Benign Rolandic Epilepsy

Benign Rolandic Epilepsy, or BRE, is a condition that affects young children, generally between the ages of 3-13.  Most children outgrow this condition.  Seizures that occur in this condition originate around the central sulcus, an area of the brain between the motor activation and sensory cortical areas.  Symptoms of a BRE seizure are excessive salivation, cessation of speech, abnormal movements of the muscles around the mouth and lips, or movement of facial expression on one side of the face.  Not all patients with this condition experience all of these symptoms.  Unlike many other types of seizures, consciousness may be preserved during a BRE seizure, and patients may sometimes be able to describe how they feel.

Patients with this condition tend to have a specific EEG abnormality not found in other epilepsy conditions.  These are centrotemporal spike waves.  These should be observed whether the patient is having a seizure or not.  It is rare that MRI testing is helpful in this condition.

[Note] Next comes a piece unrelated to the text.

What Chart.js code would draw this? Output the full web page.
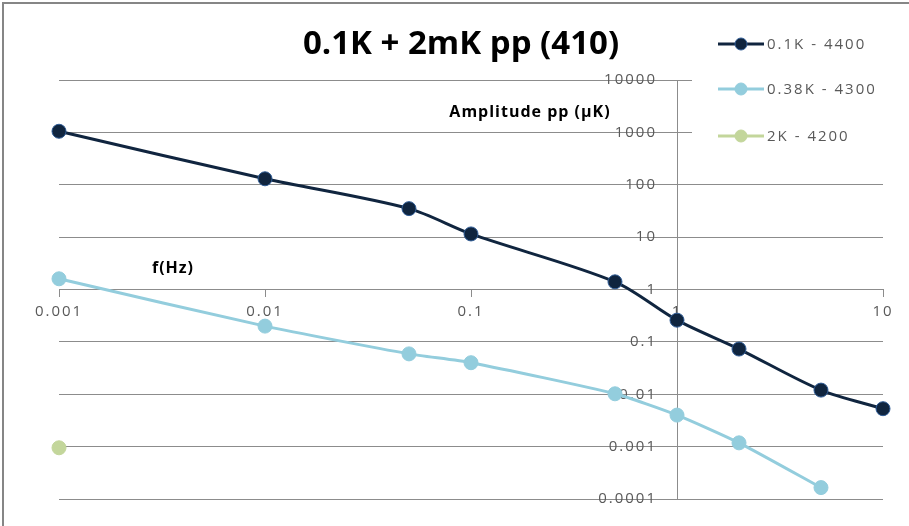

Most cases of BRE resolve spontaneously within 2-4 years.  The frequency of seizures is low and treatment is usually not needed.  For cases where seizures are frequent, or in cases when intellectual development is not normal, the label “benign” is removed, and the term “rolandic epilepsy” is used.  Medical treatment is helpful in some cases.  Very few people with Rolandic epilepsy continue to have seizures in their adult years.